** START OF PROVIDED RECORDS **

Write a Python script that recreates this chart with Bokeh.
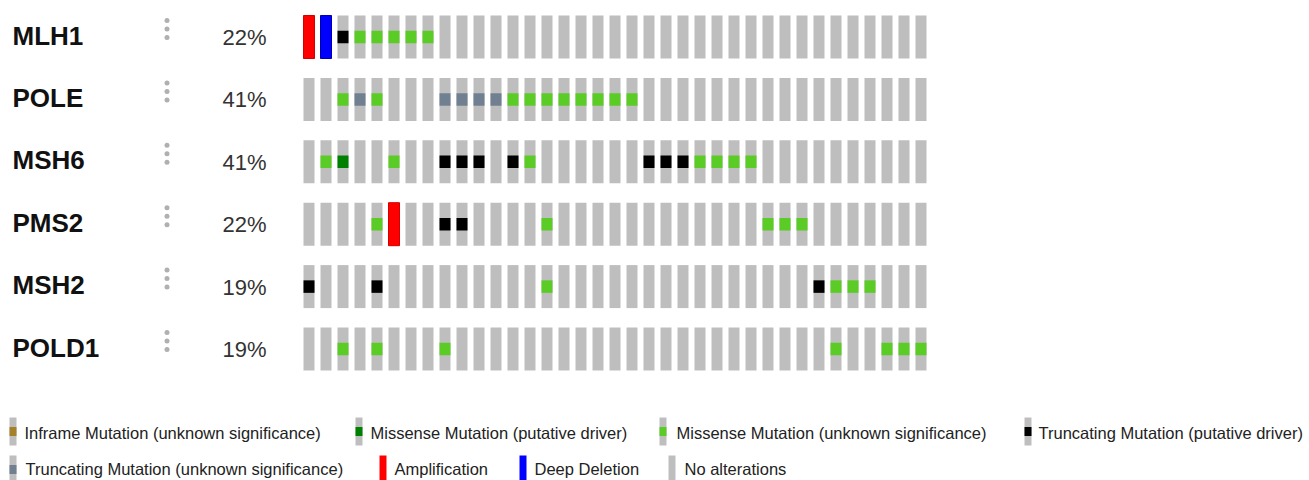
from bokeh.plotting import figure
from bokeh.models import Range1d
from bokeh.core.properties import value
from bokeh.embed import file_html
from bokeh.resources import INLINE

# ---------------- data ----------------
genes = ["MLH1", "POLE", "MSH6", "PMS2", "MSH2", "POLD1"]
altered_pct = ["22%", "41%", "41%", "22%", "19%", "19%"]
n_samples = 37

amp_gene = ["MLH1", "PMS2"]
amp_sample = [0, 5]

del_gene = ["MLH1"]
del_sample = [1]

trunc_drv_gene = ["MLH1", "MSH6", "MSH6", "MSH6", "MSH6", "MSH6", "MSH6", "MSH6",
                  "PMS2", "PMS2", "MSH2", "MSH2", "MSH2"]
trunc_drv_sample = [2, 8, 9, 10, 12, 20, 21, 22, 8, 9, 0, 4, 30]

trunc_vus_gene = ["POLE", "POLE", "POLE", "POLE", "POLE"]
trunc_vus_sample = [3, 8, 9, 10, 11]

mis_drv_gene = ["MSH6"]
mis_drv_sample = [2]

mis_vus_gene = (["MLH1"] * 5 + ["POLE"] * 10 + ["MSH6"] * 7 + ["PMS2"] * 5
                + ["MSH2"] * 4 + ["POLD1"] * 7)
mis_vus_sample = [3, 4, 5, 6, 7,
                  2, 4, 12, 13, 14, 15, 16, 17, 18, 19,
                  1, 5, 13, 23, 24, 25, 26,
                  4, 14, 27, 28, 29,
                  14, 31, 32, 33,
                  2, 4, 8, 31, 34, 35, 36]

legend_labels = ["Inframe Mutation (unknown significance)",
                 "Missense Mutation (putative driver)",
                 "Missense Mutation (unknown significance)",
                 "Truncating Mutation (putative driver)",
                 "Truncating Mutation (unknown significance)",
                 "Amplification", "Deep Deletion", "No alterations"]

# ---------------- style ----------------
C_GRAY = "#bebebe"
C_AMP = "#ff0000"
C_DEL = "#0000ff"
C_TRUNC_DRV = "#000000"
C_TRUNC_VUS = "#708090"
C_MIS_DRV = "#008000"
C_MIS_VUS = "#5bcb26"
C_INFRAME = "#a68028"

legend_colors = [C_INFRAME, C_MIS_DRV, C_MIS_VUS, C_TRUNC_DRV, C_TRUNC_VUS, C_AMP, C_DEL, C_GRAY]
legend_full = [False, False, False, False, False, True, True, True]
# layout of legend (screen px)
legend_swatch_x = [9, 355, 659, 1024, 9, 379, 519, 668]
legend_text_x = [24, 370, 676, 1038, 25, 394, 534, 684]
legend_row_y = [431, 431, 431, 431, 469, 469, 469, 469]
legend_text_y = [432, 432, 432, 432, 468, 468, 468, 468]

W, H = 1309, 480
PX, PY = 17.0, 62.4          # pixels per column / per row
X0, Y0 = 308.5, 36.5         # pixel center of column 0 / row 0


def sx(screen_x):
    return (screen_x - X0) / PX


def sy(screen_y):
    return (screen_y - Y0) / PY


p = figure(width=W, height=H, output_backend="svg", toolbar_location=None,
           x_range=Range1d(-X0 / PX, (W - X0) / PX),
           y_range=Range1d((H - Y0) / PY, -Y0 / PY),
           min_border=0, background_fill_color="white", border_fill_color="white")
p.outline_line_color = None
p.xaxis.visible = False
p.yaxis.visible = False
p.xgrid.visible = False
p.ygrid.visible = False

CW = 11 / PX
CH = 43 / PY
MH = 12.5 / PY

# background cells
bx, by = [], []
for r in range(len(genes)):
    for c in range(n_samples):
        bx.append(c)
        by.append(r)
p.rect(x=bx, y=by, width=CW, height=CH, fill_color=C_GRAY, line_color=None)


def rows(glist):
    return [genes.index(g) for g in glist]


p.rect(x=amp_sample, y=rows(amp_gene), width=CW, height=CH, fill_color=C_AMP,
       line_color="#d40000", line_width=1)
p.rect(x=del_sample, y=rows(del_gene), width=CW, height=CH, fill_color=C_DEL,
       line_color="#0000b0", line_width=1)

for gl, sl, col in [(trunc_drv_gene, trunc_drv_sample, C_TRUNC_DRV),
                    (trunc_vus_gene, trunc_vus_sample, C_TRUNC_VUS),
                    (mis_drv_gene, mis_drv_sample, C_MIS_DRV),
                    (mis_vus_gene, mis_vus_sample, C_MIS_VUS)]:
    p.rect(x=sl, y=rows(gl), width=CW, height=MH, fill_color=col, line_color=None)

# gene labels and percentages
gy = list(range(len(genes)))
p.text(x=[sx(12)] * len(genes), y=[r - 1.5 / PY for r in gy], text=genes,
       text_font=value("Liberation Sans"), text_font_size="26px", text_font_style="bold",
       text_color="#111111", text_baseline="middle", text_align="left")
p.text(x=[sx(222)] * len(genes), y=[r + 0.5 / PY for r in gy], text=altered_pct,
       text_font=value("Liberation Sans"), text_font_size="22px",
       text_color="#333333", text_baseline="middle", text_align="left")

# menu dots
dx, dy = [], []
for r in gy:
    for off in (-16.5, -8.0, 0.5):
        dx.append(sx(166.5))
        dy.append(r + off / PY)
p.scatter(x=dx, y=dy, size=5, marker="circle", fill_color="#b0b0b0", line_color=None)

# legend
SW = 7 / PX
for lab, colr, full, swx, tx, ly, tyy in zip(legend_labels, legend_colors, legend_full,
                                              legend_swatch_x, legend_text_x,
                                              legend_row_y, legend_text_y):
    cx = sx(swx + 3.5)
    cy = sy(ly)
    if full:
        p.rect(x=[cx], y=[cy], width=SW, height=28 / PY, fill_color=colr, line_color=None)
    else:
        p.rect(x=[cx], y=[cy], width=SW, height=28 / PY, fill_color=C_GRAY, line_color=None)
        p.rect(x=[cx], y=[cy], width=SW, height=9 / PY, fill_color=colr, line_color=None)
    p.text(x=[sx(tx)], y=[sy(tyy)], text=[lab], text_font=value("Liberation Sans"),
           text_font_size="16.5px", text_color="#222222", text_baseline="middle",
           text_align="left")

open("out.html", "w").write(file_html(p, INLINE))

** END OF PROVIDED RECORDS **
** START OF PROVIDED RECORDS **

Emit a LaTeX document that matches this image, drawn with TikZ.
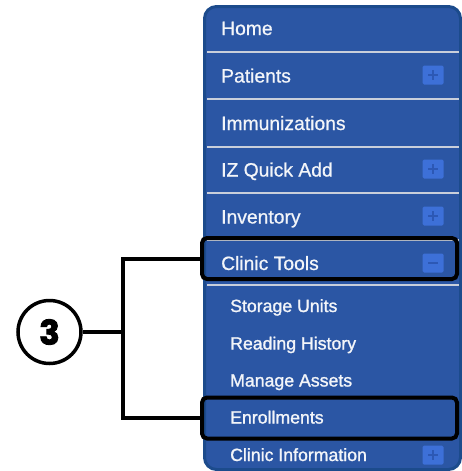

** END OF PROVIDED RECORDS **

> PROBLEM TO WORK ON:
Using the data above, print only the lines starting at the one with "Write a Python" and ending at the one with "2, 4, 8, 31, 34, 35, 36]", exactly as they stand, minus the pictures.

> FINAL RESULT:
Write a Python script that recreates this chart with Bokeh.
from bokeh.plotting import figure
from bokeh.models import Range1d
from bokeh.core.properties import value
from bokeh.embed import file_html
from bokeh.resources import INLINE

# ---------------- data ----------------
genes = ["MLH1", "POLE", "MSH6", "PMS2", "MSH2", "POLD1"]
altered_pct = ["22%", "41%", "41%", "22%", "19%", "19%"]
n_samples = 37

amp_gene = ["MLH1", "PMS2"]
amp_sample = [0, 5]

del_gene = ["MLH1"]
del_sample = [1]

trunc_drv_gene = ["MLH1", "MSH6", "MSH6", "MSH6", "MSH6", "MSH6", "MSH6", "MSH6",
                  "PMS2", "PMS2", "MSH2", "MSH2", "MSH2"]
trunc_drv_sample = [2, 8, 9, 10, 12, 20, 21, 22, 8, 9, 0, 4, 30]

trunc_vus_gene = ["POLE", "POLE", "POLE", "POLE", "POLE"]
trunc_vus_sample = [3, 8, 9, 10, 11]

mis_drv_gene = ["MSH6"]
mis_drv_sample = [2]

mis_vus_gene = (["MLH1"] * 5 + ["POLE"] * 10 + ["MSH6"] * 7 + ["PMS2"] * 5
                + ["MSH2"] * 4 + ["POLD1"] * 7)
mis_vus_sample = [3, 4, 5, 6, 7,
                  2, 4, 12, 13, 14, 15, 16, 17, 18, 19,
                  1, 5, 13, 23, 24, 25, 26,
                  4, 14, 27, 28, 29,
                  14, 31, 32, 33,
                  2, 4, 8, 31, 34, 35, 36]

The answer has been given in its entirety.